MATERIAL FOR THIS TASK |
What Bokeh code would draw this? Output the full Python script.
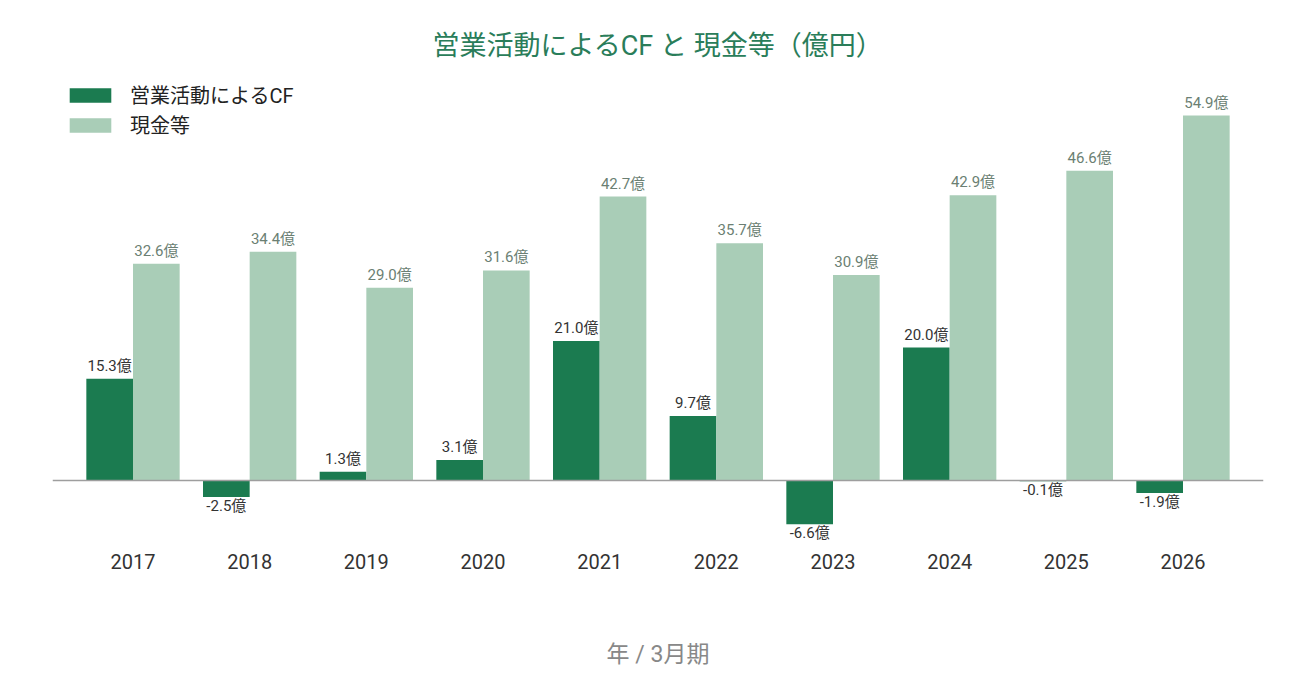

* * *

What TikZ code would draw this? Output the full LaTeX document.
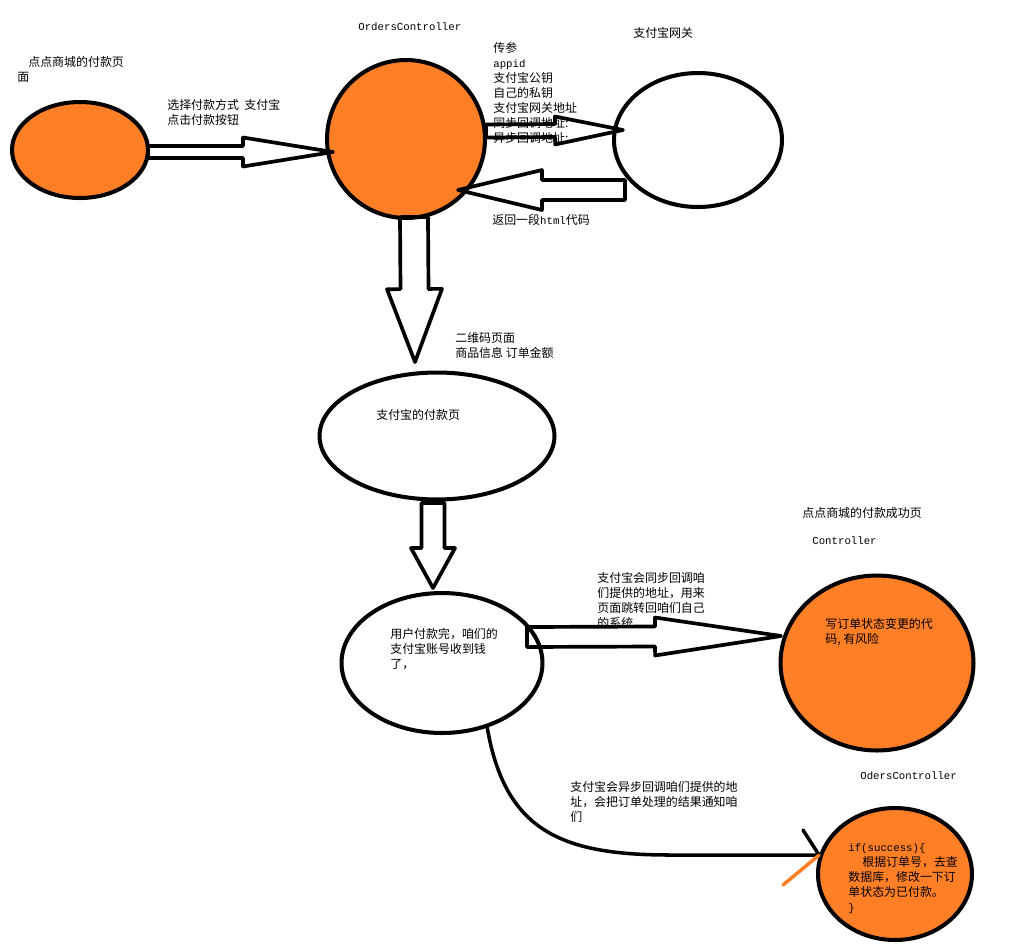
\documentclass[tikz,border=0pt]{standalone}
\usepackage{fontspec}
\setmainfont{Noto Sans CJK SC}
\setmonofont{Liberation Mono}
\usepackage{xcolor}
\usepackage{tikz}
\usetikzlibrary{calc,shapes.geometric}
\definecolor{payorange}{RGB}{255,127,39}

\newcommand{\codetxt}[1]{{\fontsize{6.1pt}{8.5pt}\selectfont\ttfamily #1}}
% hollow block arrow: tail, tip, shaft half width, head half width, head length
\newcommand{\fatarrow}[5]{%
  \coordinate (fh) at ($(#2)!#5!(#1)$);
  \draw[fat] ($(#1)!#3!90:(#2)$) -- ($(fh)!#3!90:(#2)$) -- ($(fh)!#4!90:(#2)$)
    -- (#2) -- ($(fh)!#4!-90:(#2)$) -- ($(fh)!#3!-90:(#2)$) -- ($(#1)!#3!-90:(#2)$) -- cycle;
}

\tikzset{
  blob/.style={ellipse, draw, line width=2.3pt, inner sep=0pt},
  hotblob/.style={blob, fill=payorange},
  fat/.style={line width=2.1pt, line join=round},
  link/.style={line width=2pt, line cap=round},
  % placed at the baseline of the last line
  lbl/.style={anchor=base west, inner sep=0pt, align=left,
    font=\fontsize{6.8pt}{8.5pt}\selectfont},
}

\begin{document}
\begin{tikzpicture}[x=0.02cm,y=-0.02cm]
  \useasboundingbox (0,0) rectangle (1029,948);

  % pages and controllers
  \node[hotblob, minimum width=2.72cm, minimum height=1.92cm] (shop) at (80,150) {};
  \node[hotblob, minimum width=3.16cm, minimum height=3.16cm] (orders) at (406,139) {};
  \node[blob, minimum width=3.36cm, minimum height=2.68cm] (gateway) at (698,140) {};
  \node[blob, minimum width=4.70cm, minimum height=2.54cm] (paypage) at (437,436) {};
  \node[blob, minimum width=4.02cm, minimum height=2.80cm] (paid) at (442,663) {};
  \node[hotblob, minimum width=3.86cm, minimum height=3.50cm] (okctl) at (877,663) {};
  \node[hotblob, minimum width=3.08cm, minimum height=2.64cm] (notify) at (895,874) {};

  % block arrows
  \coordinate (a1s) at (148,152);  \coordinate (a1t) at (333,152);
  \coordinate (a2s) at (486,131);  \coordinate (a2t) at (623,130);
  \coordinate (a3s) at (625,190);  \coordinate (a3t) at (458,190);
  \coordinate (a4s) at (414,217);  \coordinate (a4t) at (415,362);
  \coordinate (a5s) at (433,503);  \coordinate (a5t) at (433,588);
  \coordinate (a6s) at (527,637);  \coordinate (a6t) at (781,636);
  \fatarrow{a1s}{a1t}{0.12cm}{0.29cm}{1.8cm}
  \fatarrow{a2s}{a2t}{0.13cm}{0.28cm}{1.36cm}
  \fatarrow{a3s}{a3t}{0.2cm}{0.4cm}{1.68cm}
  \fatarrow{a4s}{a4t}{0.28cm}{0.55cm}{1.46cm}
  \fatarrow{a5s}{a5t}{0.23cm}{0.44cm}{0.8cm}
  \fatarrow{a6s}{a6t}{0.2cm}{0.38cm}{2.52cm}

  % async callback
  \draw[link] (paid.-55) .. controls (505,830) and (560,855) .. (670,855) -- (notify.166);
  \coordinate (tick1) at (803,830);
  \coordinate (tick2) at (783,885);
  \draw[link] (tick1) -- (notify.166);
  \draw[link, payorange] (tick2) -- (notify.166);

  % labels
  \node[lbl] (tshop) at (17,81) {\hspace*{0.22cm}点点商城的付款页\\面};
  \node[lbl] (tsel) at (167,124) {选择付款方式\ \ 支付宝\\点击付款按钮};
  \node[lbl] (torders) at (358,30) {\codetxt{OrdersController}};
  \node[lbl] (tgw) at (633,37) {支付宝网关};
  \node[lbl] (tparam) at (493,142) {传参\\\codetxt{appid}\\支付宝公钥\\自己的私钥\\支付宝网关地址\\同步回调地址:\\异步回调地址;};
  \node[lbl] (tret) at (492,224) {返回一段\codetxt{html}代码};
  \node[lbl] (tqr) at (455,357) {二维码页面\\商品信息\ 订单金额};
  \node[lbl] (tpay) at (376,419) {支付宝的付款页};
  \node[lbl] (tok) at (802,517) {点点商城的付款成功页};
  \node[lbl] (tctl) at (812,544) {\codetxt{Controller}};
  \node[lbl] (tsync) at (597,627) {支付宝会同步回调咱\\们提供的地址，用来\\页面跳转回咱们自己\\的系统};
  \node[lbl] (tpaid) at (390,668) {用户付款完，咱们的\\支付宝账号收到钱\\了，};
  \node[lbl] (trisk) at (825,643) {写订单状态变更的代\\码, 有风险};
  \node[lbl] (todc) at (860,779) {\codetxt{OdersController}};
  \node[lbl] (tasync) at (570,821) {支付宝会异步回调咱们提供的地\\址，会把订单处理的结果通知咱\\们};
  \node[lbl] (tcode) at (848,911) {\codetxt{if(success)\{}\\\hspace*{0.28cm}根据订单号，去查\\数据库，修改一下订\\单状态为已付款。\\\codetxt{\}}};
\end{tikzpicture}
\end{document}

==

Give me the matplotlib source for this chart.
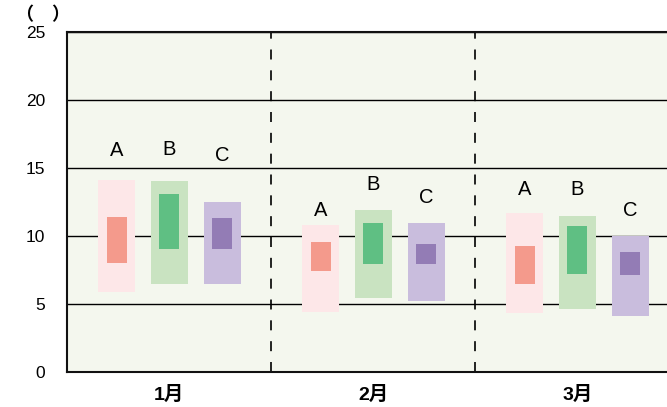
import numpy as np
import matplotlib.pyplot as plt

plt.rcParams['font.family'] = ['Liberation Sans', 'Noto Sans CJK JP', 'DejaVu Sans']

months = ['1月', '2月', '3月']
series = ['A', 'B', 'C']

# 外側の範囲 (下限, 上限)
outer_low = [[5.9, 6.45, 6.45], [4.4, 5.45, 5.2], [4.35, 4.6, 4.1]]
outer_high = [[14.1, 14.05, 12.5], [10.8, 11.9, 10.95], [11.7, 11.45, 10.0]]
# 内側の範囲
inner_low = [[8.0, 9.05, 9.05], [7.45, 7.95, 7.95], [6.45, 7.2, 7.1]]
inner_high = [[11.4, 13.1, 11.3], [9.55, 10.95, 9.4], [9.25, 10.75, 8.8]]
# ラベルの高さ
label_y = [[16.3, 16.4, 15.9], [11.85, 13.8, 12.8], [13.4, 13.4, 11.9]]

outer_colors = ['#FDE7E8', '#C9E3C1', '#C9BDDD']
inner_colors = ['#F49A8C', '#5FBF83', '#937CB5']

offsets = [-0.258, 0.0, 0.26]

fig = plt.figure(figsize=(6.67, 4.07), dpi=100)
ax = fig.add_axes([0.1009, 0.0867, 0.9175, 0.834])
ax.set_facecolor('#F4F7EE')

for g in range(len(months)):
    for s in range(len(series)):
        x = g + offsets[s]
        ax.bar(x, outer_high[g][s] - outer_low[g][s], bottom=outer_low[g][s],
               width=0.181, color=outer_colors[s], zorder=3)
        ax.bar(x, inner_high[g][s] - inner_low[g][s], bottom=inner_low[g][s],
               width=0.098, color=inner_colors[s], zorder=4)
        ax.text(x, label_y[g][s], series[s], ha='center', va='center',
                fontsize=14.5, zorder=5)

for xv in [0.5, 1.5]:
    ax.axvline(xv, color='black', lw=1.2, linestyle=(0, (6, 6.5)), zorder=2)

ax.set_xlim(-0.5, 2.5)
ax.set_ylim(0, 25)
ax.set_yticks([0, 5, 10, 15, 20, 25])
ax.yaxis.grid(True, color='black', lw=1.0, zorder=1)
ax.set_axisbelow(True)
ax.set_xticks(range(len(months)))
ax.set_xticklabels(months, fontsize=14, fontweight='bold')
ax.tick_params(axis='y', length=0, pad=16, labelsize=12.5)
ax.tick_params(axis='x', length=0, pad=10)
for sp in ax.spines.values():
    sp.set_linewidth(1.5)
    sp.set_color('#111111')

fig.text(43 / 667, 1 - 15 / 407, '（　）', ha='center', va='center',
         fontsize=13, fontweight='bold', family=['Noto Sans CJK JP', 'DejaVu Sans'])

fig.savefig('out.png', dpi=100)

PROBLEM TO WORK ON |
Using the data above, print only the lines starting at the one with "Give me the matplotlib source for this chart." and ending at the one with "sp.set_color('#111111')", exactly as they stand, minus the pictures.

REPLY TO THE TASK |
Give me the matplotlib source for this chart.
import numpy as np
import matplotlib.pyplot as plt

plt.rcParams['font.family'] = ['Liberation Sans', 'Noto Sans CJK JP', 'DejaVu Sans']

months = ['1月', '2月', '3月']
series = ['A', 'B', 'C']

# 外側の範囲 (下限, 上限)
outer_low = [[5.9, 6.45, 6.45], [4.4, 5.45, 5.2], [4.35, 4.6, 4.1]]
outer_high = [[14.1, 14.05, 12.5], [10.8, 11.9, 10.95], [11.7, 11.45, 10.0]]
# 内側の範囲
inner_low = [[8.0, 9.05, 9.05], [7.45, 7.95, 7.95], [6.45, 7.2, 7.1]]
inner_high = [[11.4, 13.1, 11.3], [9.55, 10.95, 9.4], [9.25, 10.75, 8.8]]
# ラベルの高さ
label_y = [[16.3, 16.4, 15.9], [11.85, 13.8, 12.8], [13.4, 13.4, 11.9]]

outer_colors = ['#FDE7E8', '#C9E3C1', '#C9BDDD']
inner_colors = ['#F49A8C', '#5FBF83', '#937CB5']

offsets = [-0.258, 0.0, 0.26]

fig = plt.figure(figsize=(6.67, 4.07), dpi=100)
ax = fig.add_axes([0.1009, 0.0867, 0.9175, 0.834])
ax.set_facecolor('#F4F7EE')

for g in range(len(months)):
    for s in range(len(series)):
        x = g + offsets[s]
        ax.bar(x, outer_high[g][s] - outer_low[g][s], bottom=outer_low[g][s],
               width=0.181, color=outer_colors[s], zorder=3)
        ax.bar(x, inner_high[g][s] - inner_low[g][s], bottom=inner_low[g][s],
               width=0.098, color=inner_colors[s], zorder=4)
        ax.text(x, label_y[g][s], series[s], ha='center', va='center',
                fontsize=14.5, zorder=5)

for xv in [0.5, 1.5]:
    ax.axvline(xv, color='black', lw=1.2, linestyle=(0, (6, 6.5)), zorder=2)

ax.set_xlim(-0.5, 2.5)
ax.set_ylim(0, 25)
ax.set_yticks([0, 5, 10, 15, 20, 25])
ax.yaxis.grid(True, color='black', lw=1.0, zorder=1)
ax.set_axisbelow(True)
ax.set_xticks(range(len(months)))
ax.set_xticklabels(months, fontsize=14, fontweight='bold')
ax.tick_params(axis='y', length=0, pad=16, labelsize=12.5)
ax.tick_params(axis='x', length=0, pad=10)
for sp in ax.spines.values():
    sp.set_linewidth(1.5)
    sp.set_color('#111111')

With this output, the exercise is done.